Many rural areas in India have no access to electricity, and the largest of these are often the rural poor and their school children. In response to such conditions affecting the night studies and other activities of school children in remote rural communities, the project ‘Localization of Solar Energy through Local Assembly, Sale and Usage of one Million Solar Urja Lamps (SoUL)’, initiated by IIT Bombay aims to empower populations in underserved communities, through high quality programs that meet their real needs to improve the quality of their lives. IIT Bombay has received a sanction from the Government of India’s Ministry of Finance’s National Clean Energy Fund (NCEF) through the Ministry of New and Renewable Energy (MNRE) for distributing one Million solar lamps to several states across India.
The solar study lamps will enhance school children’s daily night studies, exams preparation, homework and other educational programs. It provides numerous health, educational, environmental, and other effective benefits, including eliminating kerosene lanterns and wood fires that produce noxious fumes that are inhaled by such children thus causing health hazards to their lungs and eyes.

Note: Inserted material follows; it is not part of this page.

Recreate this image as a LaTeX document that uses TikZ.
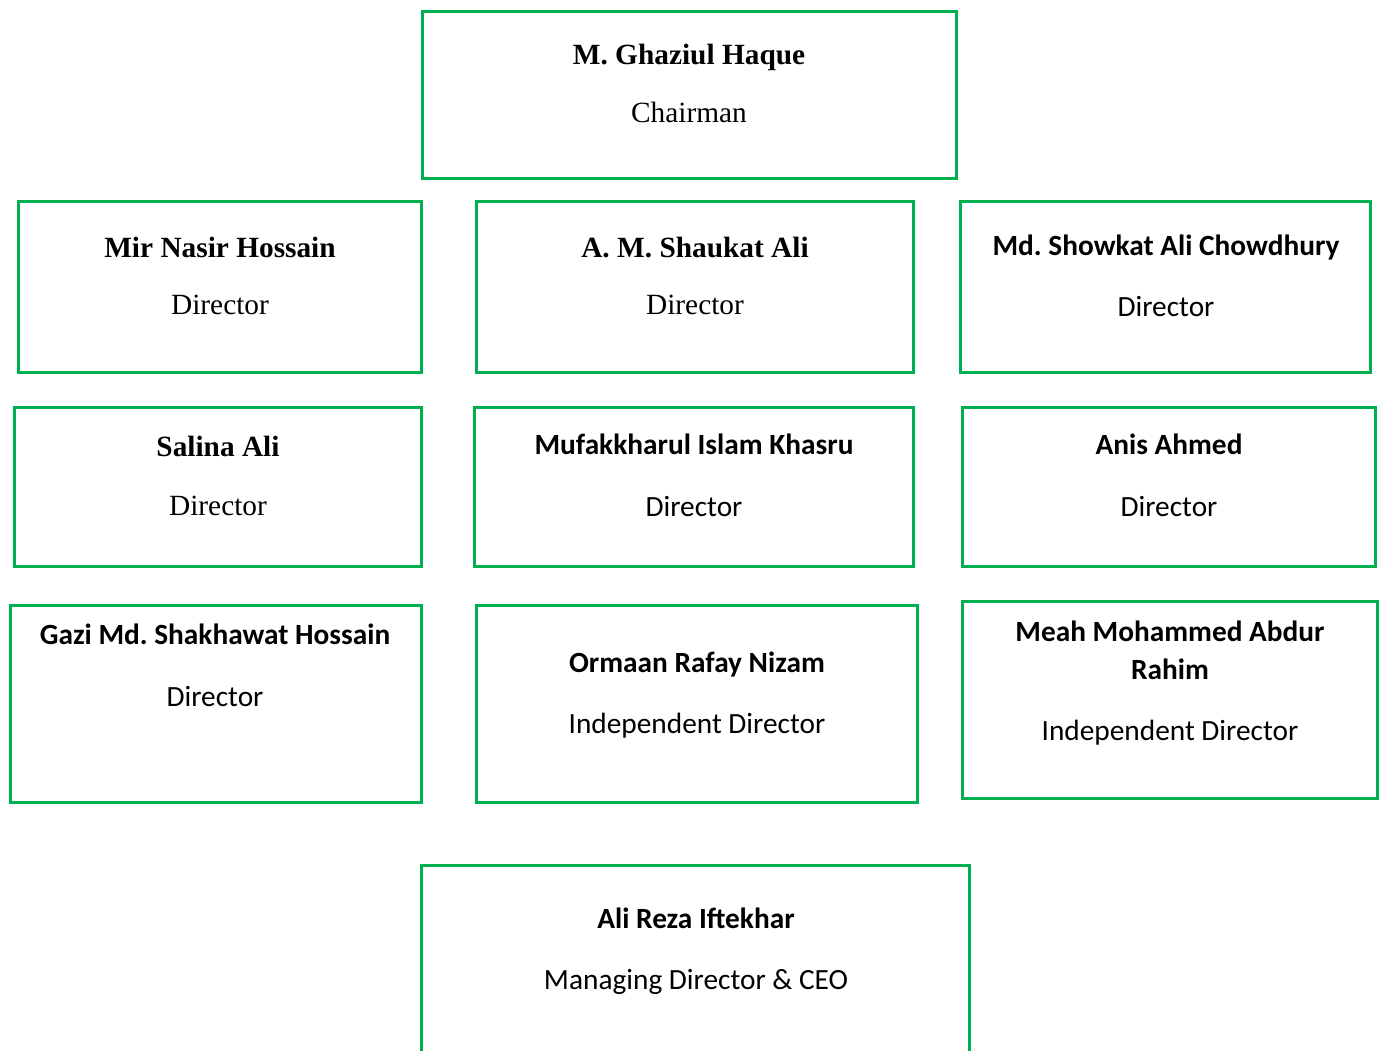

The specific objectives of the project “Localization of Solar Energy through Local Assembly, Sale and Usage of 1 Million Solar Urja Lamps (SoUL)” are:
- Localization in assembly, distribution and service of high quality study lamps
• Distribution of 1 Million SoULs to 1 Million students in rural India through the model of block saturation, in a time bound manner
• Research on the impact of solar technology on various socio-economic indicators at the grassroot level
The various outcomes expected of this project include:
• Improvement in attendance and performance of students in schools
• Reduction in school dropout rate and illiteracy
• Reduction in kerosene consumption
• Employment generation and entrepreneurship development
• Awareness about use and capability of solar photovoltaic technology and products
The total funds for this project is contributed by three partners: 36% from the National Clean Energy Funds (NCEP), Ministry of New and Renewable Energy (MNRE), Government of India; 40% from various philanthropic partners including state governments, trusts, corporate social responsibilities, and individuals and 24% comes directly from the student beneficiaries.
The total cost of the Solar Urja Lamp (SoUL) is Rs 500 but student gets this lamp at student discounted price of Rs 120, the break-up of which is illustrated in Chart 1.
The solar lamps are assembled locally, used by local people and serviced by the locals. By transferring technical skills and knowledge and training locals to use technology, they cease to become dependent on anyone. Local assembly not only results in employment generation, but also allows the locals themselves to repair and maintain the solar products in the future. This local repairing capability will help increase product lifetime, and eventually, build confidence in solar Photovoltaic (PV) technology.